====== Available data

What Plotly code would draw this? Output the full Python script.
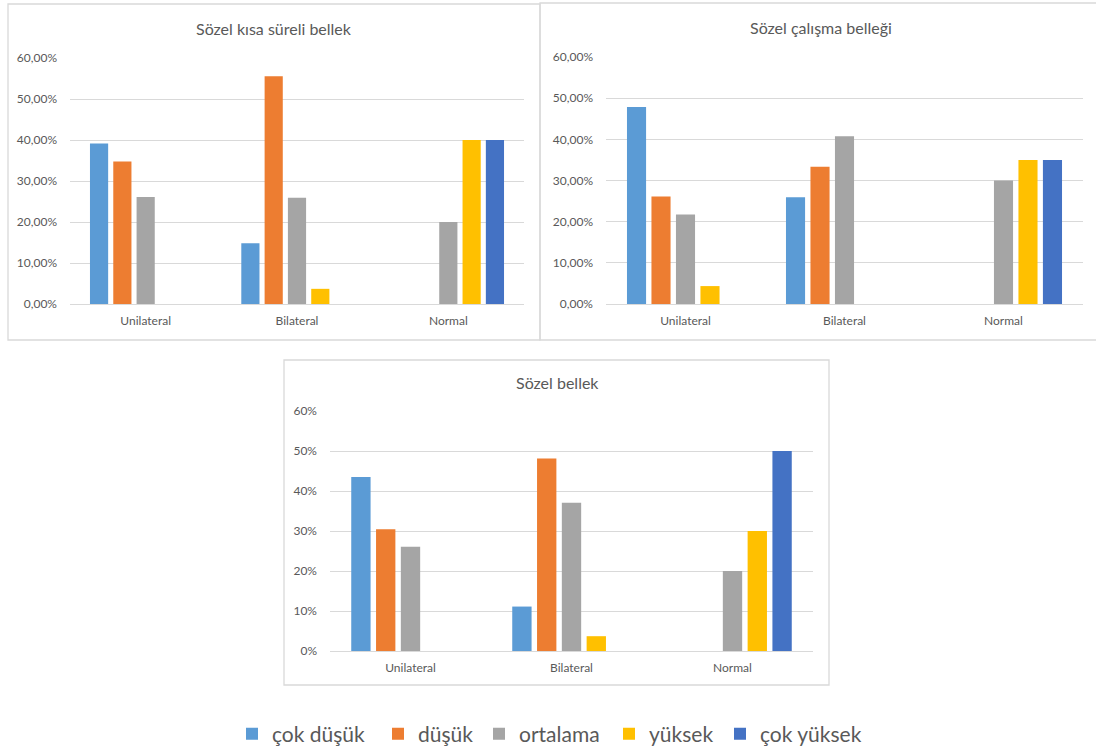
import plotly.graph_objects as go

W, H = 1096, 751

categories = ["Unilateral", "Bilateral", "Normal"]
levels = ["çok düşük", "düşük", "ortalama", "yüksek", "çok yüksek"]
colors = ["#5B9BD5", "#ED7D31", "#A5A5A5", "#FFC000", "#4472C4"]

# Share of each group per level (rows follow `levels`, columns follow `categories`)
kisa_sureli = [
    [0.3913, 0.1481, 0.0],
    [0.3478, 0.5556, 0.0],
    [0.2609, 0.2593, 0.20],
    [0.0, 0.0370, 0.40],
    [0.0, 0.0, 0.40],
]
calisma = [
    [0.4783, 0.2593, 0.0],
    [0.2609, 0.3333, 0.0],
    [0.2174, 0.4074, 0.30],
    [0.0435, 0.0, 0.35],
    [0.0, 0.0, 0.35],
]
sozel = [
    [0.4348, 0.1111, 0.0],
    [0.3043, 0.4815, 0.0],
    [0.2609, 0.3704, 0.20],
    [0.0, 0.0370, 0.30],
    [0.0, 0.0, 0.50],
]

tick_vals = [0, 0.1, 0.2, 0.3, 0.4, 0.5, 0.6]
tick_text_dec = ["0,00%", "10,00%", "20,00%", "30,00%", "40,00%", "50,00%", "60,00%"]
tick_text_int = ["0%", "10%", "20%", "30%", "40%", "50%", "60%"]

titles = ["Sözel kısa süreli bellek", "Sözel çalışma belleği", "Sözel bellek"]

FONT = "Lato"
TXT = "#595959"
GRID = "#D9D9D9"


def px_x(x):
    return x / W


def px_y(y):
    return 1 - y / H


# panel geometry in pixels: plot area (x0, x1, ytop, ybottom), frame, title centre
panels = [
    dict(data=kisa_sureli, ticks=tick_text_dec, plot=(70, 524, 58, 304),
         frame=(8, 540, 4, 340), title=(274, 28)),
    dict(data=calisma, ticks=tick_text_dec, plot=(606, 1083, 57, 304),
         frame=(540, 1102, 3, 340), title=(821, 27)),
    dict(data=sozel, ticks=tick_text_int, plot=(330, 813, 411, 651),
         frame=(284, 829, 360, 685), title=(557, 382)),
]

# left edge (px) of each legend entry's swatch along the bottom row
legend_left = [246, 392, 493, 623, 734]
LEGEND_Y = 734

fig = go.Figure()
shapes = []
annotations = []

for i, p in enumerate(panels):
    n = "" if i == 0 else str(i + 1)
    xa, ya = "x" + n, "y" + n
    for j, lvl in enumerate(levels):
        fig.add_trace(go.Bar(
            x=categories, y=p["data"][j], name=lvl,
            marker=dict(color=colors[j], line=dict(width=0)),
            xaxis=xa, yaxis=ya, showlegend=(i == 0), legendgroup=lvl,
            legend="legend" if j == 0 else "legend" + str(j + 1),
            offsetgroup=str(j),
        ))
    x0, x1, yt, yb = p["plot"]
    fig.layout["xaxis" + n] = dict(
        domain=[px_x(x0), px_x(x1)], anchor=ya, automargin=False,
        showgrid=False, showline=True, linecolor=GRID, linewidth=1,
        ticks="", tickfont=dict(family=FONT, size=12, color=TXT),
        ticklabelstandoff=6, fixedrange=True,
    )
    fig.layout["yaxis" + n] = dict(
        domain=[px_y(yb), px_y(yt)], anchor=xa, range=[0, 0.6], automargin=False,
        tickvals=tick_vals, ticktext=p["ticks"],
        showgrid=True, gridcolor=GRID, gridwidth=1, zeroline=False,
        showline=False, ticks="", ticklabelstandoff=12,
        tickfont=dict(family=FONT, size=12, color=TXT), fixedrange=True,
    )
    fx0, fx1, fy0, fy1 = p["frame"]
    shapes.append(dict(type="rect", xref="paper", yref="paper",
                       x0=px_x(fx0), x1=px_x(fx1), y0=px_y(fy1), y1=px_y(fy0),
                       line=dict(color=GRID, width=1.3), fillcolor="rgba(0,0,0,0)",
                       layer="below"))
    tx, ty = p["title"]
    annotations.append(dict(text=titles[i], xref="paper", yref="paper",
                            x=px_x(tx), y=px_y(ty), xanchor="center", yanchor="middle",
                            showarrow=False,
                            font=dict(family=FONT, size=16, color=TXT)))

fig.update_layout(
    width=W, height=H,
    margin=dict(l=0, r=0, t=0, b=0, autoexpand=False),
    paper_bgcolor="white", plot_bgcolor="white",
    barmode="group", bargap=0.23, bargroupgap=0.22,
    shapes=shapes, annotations=annotations,
)

for j in range(len(levels)):
    key = "legend" if j == 0 else "legend" + str(j + 1)
    fig.layout[key] = dict(
        orientation="h", xref="container", yref="container",
        x=(legend_left[j] - 14) / W, xanchor="left",
        y=1 - LEGEND_Y / H, yanchor="middle",
        font=dict(family=FONT, size=21, color=TXT), itemwidth=30,
        bgcolor="rgba(0,0,0,0)",
    )

fig.write_html("out.html")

============

# [Your instructions]
Quote the material word for word, dropping any images it holds.

# [Response for this exercise]
What Plotly code would draw this? Output the full Python script.
import plotly.graph_objects as go

W, H = 1096, 751

categories = ["Unilateral", "Bilateral", "Normal"]
levels = ["çok düşük", "düşük", "ortalama", "yüksek", "çok yüksek"]
colors = ["#5B9BD5", "#ED7D31", "#A5A5A5", "#FFC000", "#4472C4"]

# Share of each group per level (rows follow `levels`, columns follow `categories`)
kisa_sureli = [
    [0.3913, 0.1481, 0.0],
    [0.3478, 0.5556, 0.0],
    [0.2609, 0.2593, 0.20],
    [0.0, 0.0370, 0.40],
    [0.0, 0.0, 0.40],
]
calisma = [
    [0.4783, 0.2593, 0.0],
    [0.2609, 0.3333, 0.0],
    [0.2174, 0.4074, 0.30],
    [0.0435, 0.0, 0.35],
    [0.0, 0.0, 0.35],
]
sozel = [
    [0.4348, 0.1111, 0.0],
    [0.3043, 0.4815, 0.0],
    [0.2609, 0.3704, 0.20],
    [0.0, 0.0370, 0.30],
    [0.0, 0.0, 0.50],
]

tick_vals = [0, 0.1, 0.2, 0.3, 0.4, 0.5, 0.6]
tick_text_dec = ["0,00%", "10,00%", "20,00%", "30,00%", "40,00%", "50,00%", "60,00%"]
tick_text_int = ["0%", "10%", "20%", "30%", "40%", "50%", "60%"]

titles = ["Sözel kısa süreli bellek", "Sözel çalışma belleği", "Sözel bellek"]

FONT = "Lato"
TXT = "#595959"
GRID = "#D9D9D9"


def px_x(x):
    return x / W


def px_y(y):
    return 1 - y / H


# panel geometry in pixels: plot area (x0, x1, ytop, ybottom), frame, title centre
panels = [
    dict(data=kisa_sureli, ticks=tick_text_dec, plot=(70, 524, 58, 304),
         frame=(8, 540, 4, 340), title=(274, 28)),
    dict(data=calisma, ticks=tick_text_dec, plot=(606, 1083, 57, 304),
         frame=(540, 1102, 3, 340), title=(821, 27)),
    dict(data=sozel, ticks=tick_text_int, plot=(330, 813, 411, 651),
         frame=(284, 829, 360, 685), title=(557, 382)),
]

# left edge (px) of each legend entry's swatch along the bottom row
legend_left = [246, 392, 493, 623, 734]
LEGEND_Y = 734

fig = go.Figure()
shapes = []
annotations = []

for i, p in enumerate(panels):
    n = "" if i == 0 else str(i + 1)
    xa, ya = "x" + n, "y" + n
    for j, lvl in enumerate(levels):
        fig.add_trace(go.Bar(
            x=categories, y=p["data"][j], name=lvl,
            marker=dict(color=colors[j], line=dict(width=0)),
            xaxis=xa, yaxis=ya, showlegend=(i == 0), legendgroup=lvl,
            legend="legend" if j == 0 else "legend" + str(j + 1),
            offsetgroup=str(j),
        ))
    x0, x1, yt, yb = p["plot"]
    fig.layout["xaxis" + n] = dict(
        domain=[px_x(x0), px_x(x1)], anchor=ya, automargin=False,
        showgrid=False, showline=True, linecolor=GRID, linewidth=1,
        ticks="", tickfont=dict(family=FONT, size=12, color=TXT),
        ticklabelstandoff=6, fixedrange=True,
    )
    fig.layout["yaxis" + n] = dict(
        domain=[px_y(yb), px_y(yt)], anchor=xa, range=[0, 0.6], automargin=False,
        tickvals=tick_vals, ticktext=p["ticks"],
        showgrid=True, gridcolor=GRID, gridwidth=1, zeroline=False,
        showline=False, ticks="", ticklabelstandoff=12,
        tickfont=dict(family=FONT, size=12, color=TXT), fixedrange=True,
    )
    fx0, fx1, fy0, fy1 = p["frame"]
    shapes.append(dict(type="rect", xref="paper", yref="paper",
                       x0=px_x(fx0), x1=px_x(fx1), y0=px_y(fy1), y1=px_y(fy0),
                       line=dict(color=GRID, width=1.3), fillcolor="rgba(0,0,0,0)",
                       layer="below"))
    tx, ty = p["title"]
    annotations.append(dict(text=titles[i], xref="paper", yref="paper",
                            x=px_x(tx), y=px_y(ty), xanchor="center", yanchor="middle",
                            showarrow=False,
                            font=dict(family=FONT, size=16, color=TXT)))

fig.update_layout(
    width=W, height=H,
    margin=dict(l=0, r=0, t=0, b=0, autoexpand=False),
    paper_bgcolor="white", plot_bgcolor="white",
    barmode="group", bargap=0.23, bargroupgap=0.22,
    shapes=shapes, annotations=annotations,
)

for j in range(len(levels)):
    key = "legend" if j == 0 else "legend" + str(j + 1)
    fig.layout[key] = dict(
        orientation="h", xref="container", yref="container",
        x=(legend_left[j] - 14) / W, xanchor="left",
        y=1 - LEGEND_Y / H, yanchor="middle",
        font=dict(family=FONT, size=21, color=TXT), itemwidth=30,
        bgcolor="rgba(0,0,0,0)",
    )

fig.write_html("out.html")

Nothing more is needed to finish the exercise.